6. Experiment with Shutter Speed
One of the most basic, overlooked, and fun aspects of photography is that you have
the power to slow time down or catch a split second. One image happens so slowly
that we could never see it and the other happens so quickly in real time that we
would never notice it. Play with shutter speed! Use a slow shutter speed and a tripod
to make a pretty picture of any creek or stream. On the other hand, you can use
a fast shutter speed (1/500 and up) to capture an object in motion. Combining a
fast shutter speed with a long lens, you sports buffs can get a trophy of your own
when you are able to catch the expression on your favorite runningback's face as
he slips past the final defense toward a winning touchdown. Remember, catching the
moment in fast-paced action photography may take a little more practice so - hang
7. Look at the Light
By this, I don't mean look into the sun; that won't do at all. But it is good to
see what kind of light you are working with. Which way are the shadows falling?
Unless you want a silhouette effect, where your subject is black against an interesting
background, it's generally best to shoot with the sun behind you. How is the light
affecting your subject? Is the subject squinting?
Is the light blazing bright upon your whole subject? This works well if you are
in love with the bold colors of your subject. Side lighting, on the other hand,
can add drama but can also cause extreme, hard-to-print contrasts. Lastly, indirect
light to make your subject glow soft and pretty.
8. Watch the Weather, Too
Look outside and decide whether or not you are going to want to have the sky in
your picture. If it's overcast, simply keep the sky out of your pictures as much
as possible. This is usually the best way to avoid both muted tones in your subject
and washed-out skies in your background. You might also find black and white pictures
of an overcast day more pleasing than color.

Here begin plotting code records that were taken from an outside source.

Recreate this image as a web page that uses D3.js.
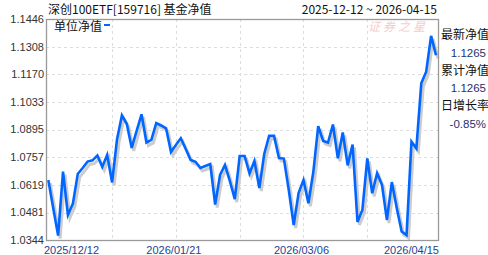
<!DOCTYPE html>
<html>
<head>
<meta charset="utf-8">
<script src="https://cdn.jsdelivr.net/npm/d3@7"></script>
<style>
  body { margin: 0; background: #fff; }
  svg { display: block; }
</style>
</head>
<body>
<div id="chart"></div>
<script>
// net value per trading day, 2025-12-12 .. 2026-04-15
const navValues = [
  1.0643, 1.0504, 1.0366, 1.0685, 1.0469, 1.0524, 1.0673, 1.0703, 1.0735, 1.0741,
  1.0765, 1.0708, 1.0768, 1.0631, 1.0845, 1.0965, 1.0922, 1.0803, 1.0888, 1.0971,
  1.0830, 1.0843, 1.0927, 1.0915, 1.0901, 1.0783, 1.0818, 1.0851, 1.0798, 1.0743,
  1.0734, 1.0703, 1.0713, 1.0723, 1.0521, 1.0668, 1.0718, 1.0638, 1.0548, 1.0763,
  1.0763, 1.0676, 1.0738, 1.0603, 1.0773, 1.0863, 1.0863, 1.0753, 1.0750, 1.0593,
  1.0419, 1.0578, 1.0643, 1.0527, 1.0683, 1.0912, 1.0838, 1.0830, 1.0920, 1.0751,
  1.0880, 1.0716, 1.0820, 1.0434, 1.0494, 1.0751, 1.0577, 1.0677, 1.0618, 1.0444,
  1.0633, 1.0504, 1.0386, 1.0369, 1.0834, 1.0801, 1.1125, 1.1183, 1.1362, 1.1265
]

const yTicks = [1.1446, 1.1308, 1.1170, 1.1033, 1.0895, 1.0757, 1.0619, 1.0481, 1.0344]
const xTickIdx = [0, 26, 52, 79]
const xTickLabels = ["2025/12/12", "2026/01/21", "2026/03/06", "2026/04/15"]
const xGridIdx = [13, 26, 39, 52, 65]

const title = "深创100ETF[159716] 基金净值"
const dateRange = "2025-12-12 ~ 2026-04-15"
const legendLabel = "单位净值"
const sideLabels = ["最新净值", "1.1265", "累计净值", "1.1265", "日增长率", "-0.85%"]

const W = 488, H = 255
const plot = { left: 46, top: 19, right: 438, bottom: 240 }

const svg = d3.select("#chart").append("svg")
  .attr("width", W)
  .attr("height", H)

const x = d3.scaleLinear()
  .domain([0, navValues.length - 1])
  .range([48.3, 436])

const y = d3.scaleLinear()
  .domain([yTicks[yTicks.length - 1], yTicks[0]])
  .range([plot.bottom, plot.top])

const cjk = "'Noto Sans CJK SC', 'Noto Sans', sans-serif"
const num = "'Liberation Sans', Arial, sans-serif"

// grid
svg.append("g")
  .selectAll("line")
  .data(yTicks.slice(1, -1))
  .enter().append("line")
    .attr("x1", plot.left).attr("x2", plot.right)
    .attr("y1", d => Math.round(y(d)) + 0.5)
    .attr("y2", d => Math.round(y(d)) + 0.5)
    .attr("stroke", "#dddddd")
    .attr("stroke-dasharray", "3,3")

svg.append("g")
  .selectAll("line")
  .data(xGridIdx)
  .enter().append("line")
    .attr("x1", d => Math.round(x(d)) + 0.5)
    .attr("x2", d => Math.round(x(d)) + 0.5)
    .attr("y1", plot.top).attr("y2", plot.bottom)
    .attr("stroke", "#dddddd")
    .attr("stroke-dasharray", "3,3")

// watermark
svg.append("text")
  .attr("x", 398).attr("y", 31)
  .attr("text-anchor", "middle")
  .style("font-family", cjk)
  .style("font-size", "12px")
  .style("font-style", "italic")
  .style("letter-spacing", "3px")
  .attr("fill", "#f6cccc")
  .text("证券之星")

// line + shadow
const line = d3.line()
  .x((d, i) => x(i))
  .y(d => y(d))

svg.append("path")
  .datum(navValues)
  .attr("d", line)
  .attr("transform", "translate(2,3)")
  .attr("fill", "none")
  .attr("stroke", "#cccccc")
  .attr("stroke-width", 3)

svg.append("path")
  .datum(navValues)
  .attr("d", line)
  .attr("fill", "none")
  .attr("stroke", "#0066ff")
  .attr("stroke-width", 2.6)
  .attr("stroke-linejoin", "miter")

// frame
svg.append("rect")
  .attr("x", plot.left + 0.5).attr("y", plot.top + 0.5)
  .attr("width", plot.right - plot.left)
  .attr("height", plot.bottom - plot.top)
  .attr("fill", "none")
  .attr("stroke", "#999999")
  .attr("stroke-width", 1.3)

// y labels
svg.append("g")
  .selectAll("text")
  .data(yTicks)
  .enter().append("text")
    .attr("x", plot.left - 2)
    .attr("y", d => y(d))
    .attr("dy", "0.35em")
    .attr("text-anchor", "end")
    .style("font-family", num)
    .style("font-size", "11px")
    .attr("fill", "#333333")
    .text(d => d.toFixed(4))

// x labels
svg.append("g")
  .selectAll("text")
  .data(xTickIdx)
  .enter().append("text")
    .attr("x", (d, i) => i === 0 ? plot.left - 2 : i === xTickIdx.length - 1 ? plot.right + 1 : x(d) - 2)
    .attr("y", 254)
    .attr("text-anchor", (d, i) => i === 0 ? "start" : i === xTickIdx.length - 1 ? "end" : "middle")
    .style("font-family", num)
    .style("font-size", "11px")
    .attr("fill", "#1f3f8f")
    .text((d, i) => xTickLabels[i])

// titles
svg.append("text")
  .attr("x", 48).attr("y", 14)
  .style("font-family", cjk)
  .style("font-size", "12px")
  .attr("fill", "#111")
  .text(title)

svg.append("text")
  .attr("x", 437).attr("y", 14)
  .attr("text-anchor", "end")
  .style("font-family", cjk)
  .style("font-size", "12px")
  .attr("fill", "#111")
  .text(dateRange)

// legend
svg.append("text")
  .attr("x", 54).attr("y", 31)
  .style("font-family", cjk)
  .style("font-size", "12px")
  .attr("fill", "#111")
  .text(legendLabel)

svg.append("rect")
  .attr("x", 104).attr("y", 24)
  .attr("width", 6).attr("height", 2)
  .attr("fill", "#0066ff")

// right side info
const sideY = [35, 53, 71, 88, 106, 124]
svg.append("g")
  .selectAll("text")
  .data(sideLabels)
  .enter().append("text")
    .attr("x", (d, i) => i % 2 === 0 ? 441 : 486)
    .attr("y", (d, i) => sideY[i])
    .attr("dy", "0.35em")
    .attr("text-anchor", (d, i) => i % 2 === 0 ? "start" : "end")
    .style("font-family", (d, i) => i % 2 === 0 ? cjk : num)
    .style("font-size", (d, i) => i % 2 === 0 ? "12px" : "11.5px")
    .attr("fill", (d, i) => i % 2 === 0 ? "#111" : "#1f3070")
    .text(d => d)
</script>
</body>
</html>
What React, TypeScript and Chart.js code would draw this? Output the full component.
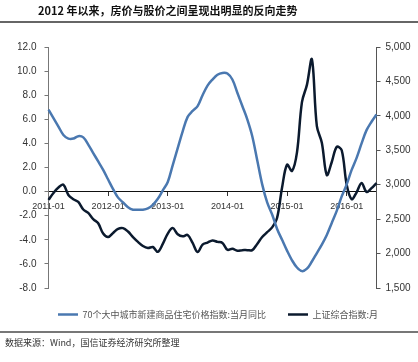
import { useEffect, useRef } from 'react';
import { Chart, registerables } from 'chart.js';

Chart.register(...registerables);

const months = [
  '2011-01','2011-02','2011-03','2011-04','2011-05','2011-06','2011-07','2011-08','2011-09','2011-10','2011-11','2011-12',
  '2012-01','2012-02','2012-03','2012-04','2012-05','2012-06','2012-07','2012-08','2012-09','2012-10','2012-11','2012-12',
  '2013-01','2013-02','2013-03','2013-04','2013-05','2013-06','2013-07','2013-08','2013-09','2013-10','2013-11','2013-12',
  '2014-01','2014-02','2014-03','2014-04','2014-05','2014-06','2014-07','2014-08','2014-09','2014-10','2014-11','2014-12',
  '2015-01','2015-02','2015-03','2015-04','2015-05','2015-06','2015-07','2015-08','2015-09','2015-10','2015-11','2015-12',
  '2016-01','2016-02','2016-03','2016-04','2016-05','2016-06','2016-07',
];

const housePriceYoY = [
  6.8, 6.1, 5.4, 4.7, 4.4, 4.4, 4.6, 4.5, 3.9, 3.2, 2.5, 1.8,
  1.0, 0.2, -0.5, -0.9, -1.3, -1.5, -1.5, -1.5, -1.4, -1.1, -0.6, 0.1,
  0.8, 2.2, 3.6, 5.0, 6.2, 6.7, 7.1, 8.0, 8.8, 9.3, 9.7, 9.85,
  9.8, 9.3, 8.2, 7.1, 6.0, 4.6, 2.6, 0.6, -0.9, -1.9, -3.1, -4.0,
  -4.9, -5.7, -6.3, -6.6, -6.4, -5.8, -5.1, -4.4, -3.6, -2.6, -1.6, -0.4,
  0.6, 1.8, 2.8, 4.0, 5.1, 5.8, 6.4,
];

const shanghaiIndex = [
  2780, 2880, 2960, 3000, 2850, 2790, 2750, 2640, 2590, 2500, 2440, 2290,
  2240, 2300, 2360, 2370, 2320, 2240, 2170, 2110, 2080, 2095, 2025, 2140,
  2290, 2370, 2280, 2250, 2270, 2154, 2023, 2130, 2160, 2190, 2170, 2155,
  2055, 2070, 2040, 2050, 2050, 2050, 2140, 2240, 2310, 2380, 2520, 2960,
  3290, 3200, 3470, 4200, 4450, 4820, 3850, 3610, 3140, 3330, 3550, 3500,
  3000, 2790, 2890, 3025, 2895, 2950, 3025,
];

const seriesNames = ['70个大中城市新建商品住宅价格指数:当月同比', '上证综合指数:月'];
const titleText = '2012 年以来，房价与股价之间呈现出明显的反向走势';
const sourceText = '数据来源：Wind，国信证券经济研究所整理';

const BLUE = '#4a78b0';
const DARK = '#0b1a2e';
const LATIN = '"Liberation Sans", Arial, sans-serif';
const CJK = '"Noto Sans CJK SC", "Liberation Sans", sans-serif';

export default function App() {
  const ref = useRef<HTMLCanvasElement>(null);

  useEffect(() => {
    if (!ref.current) return;
    const chart = new Chart(ref.current, {
      type: 'line',
      data: {
        labels: months,
        datasets: [
          {
            label: seriesNames[0],
            data: housePriceYoY,
            yAxisID: 'y',
            borderColor: BLUE,
            backgroundColor: BLUE,
            borderWidth: 2.5,
            pointRadius: 0,
            tension: 0.35,
          },
          {
            label: seriesNames[1],
            data: shanghaiIndex,
            yAxisID: 'y1',
            borderColor: DARK,
            backgroundColor: DARK,
            borderWidth: 2.5,
            pointRadius: 0,
            tension: 0.35,
          },
        ],
      },
      options: {
        responsive: false,
        animation: false,
        layout: { padding: { left: 18, right: 0, top: 47, bottom: 33 } },
        plugins: {
          tooltip: { enabled: false },
          legend: {
            position: 'bottom',
            labels: {
              usePointStyle: true,
              pointStyle: 'line',
              pointStyleWidth: 20,
              padding: 22,
              color: '#555',
              font: { size: 9, family: CJK },
            },
          },
        },
        scales: {
          x: {
            position: { y: 0 } as any,
            ticks: {
              autoSkip: false,
              maxRotation: 0,
              minRotation: 0,
              padding: 6,
              color: '#333',
              font: { size: 9, family: LATIN },
              callback: (_v: any, i: number) => (i % 12 === 0 ? months[i] : ''),
            },
            grid: {
              drawOnChartArea: false,
              drawTicks: true,
              tickLength: 4,
              tickColor: (ctx: any) => (ctx.index % 12 === 0 ? '#333' : 'rgba(0,0,0,0)'),
            },
            border: { display: true, color: '#111', width: 1 },
          },
          y: {
            position: 'left',
            min: -8,
            max: 12,
            ticks: {
              stepSize: 2,
              padding: 8,
              color: '#333',
              font: { size: 10, family: LATIN },
              callback: (v: any) => Number(v).toFixed(1),
            },
            grid: { drawOnChartArea: false, tickLength: 4, color: '#777' },
            border: { display: true, color: '#777', width: 1 },
            afterFit: (s: any) => { s.width = 30.5; },
          },
          y1: {
            position: 'right',
            min: 1500,
            max: 5000,
            ticks: {
              stepSize: 500,
              padding: 5,
              color: '#333',
              font: { size: 10, family: LATIN },
              callback: (v: any) => Number(v).toLocaleString('en-US'),
            },
            grid: { drawOnChartArea: false, tickLength: 4, color: '#555' },
            border: { display: true, color: '#555', width: 1 },
            afterFit: (s: any) => { s.width = 41.5; },
          },
        },
      },
    });
    return () => chart.destroy();
  }, []);

  return (
    <div style={{ position: 'absolute', left: 0, top: 0, width: 418, height: 362, background: '#fff', overflow: 'hidden' }}>
      <canvas ref={ref} width={418} height={362} style={{ position: 'absolute', left: 0, top: 0, width: 418, height: 362 }} />
      <div style={{ position: 'absolute', left: 38, top: 3, fontFamily: CJK, fontWeight: 'bold', fontSize: 11, lineHeight: '14px', color: '#111', whiteSpace: 'nowrap' }}>
        {titleText}
      </div>
      <div style={{ position: 'absolute', left: 0, top: 21, width: 418, height: 2, background: '#666' }} />
      <div style={{ position: 'absolute', left: 0, top: 331, width: 418, height: 2, background: '#777' }} />
      <div style={{ position: 'absolute', left: 5, top: 337, fontFamily: CJK, fontSize: 9, lineHeight: '12px', color: '#333', whiteSpace: 'nowrap' }}>
        {sourceText}
      </div>
    </div>
  );
}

When the day is beautiful, go ahead and make the most of it. If your camera allows
for the use of filters, purchase a polarizer. This will help you render deep blue
skies against bright white clouds, richly contrasting colors, and other wonderful
effects with a simple twist of the wrist.
9. Keep Your Camera Setting Simple
While you may wish to have "all the bells and whistles" available just in case,
you will probably get the best results if you do not try to use them all the time
and instead learn a simple set up that works best for you in most situations. This
doesn't necessarily mean keeping your camera set on program; while this mode may
be perfect in its simplicity, it may be frustrating in its tyrannical control. Instead
of relying on a fully automatic program, pick a simple, semi-automatic program such
as aperture-priority and master shooting in that mode. Then, you'll be able to control
certain basics without letting the other basics control you, and thus keep that
150 page manual where it belongs - in your camera bag.
Tip: if you want one accessory, bring a tripod.
This one item can solve camera shake issues and help you get beautiful evening shots.
10. Be Bold
Do not allow yourself to be paralyzed by fears of using the wrong settings, or an
non-politically-correct social policy. If you are afraid of upsetting someone by
taking their picture, just go up and ask if it's okay. Ask them to sign a release
and offer a print in return. With wildlife, adopt a low-impact method when you go
places where few photographers have gone before. In this photo, I put my camera
and telephoto in a waterproof bag and kayaked out into the Monterey Bay. (This can
be dangerous for you, your camera, and the otters - so be careful.) The telephoto
lens allowed me to keep a distance from the otters and still get the image I wanted.
Again, be wise... but be bold.
There you have it - basic but helpful, I hope. Now go out there, make some great
shots, learn from the failures, and have fun.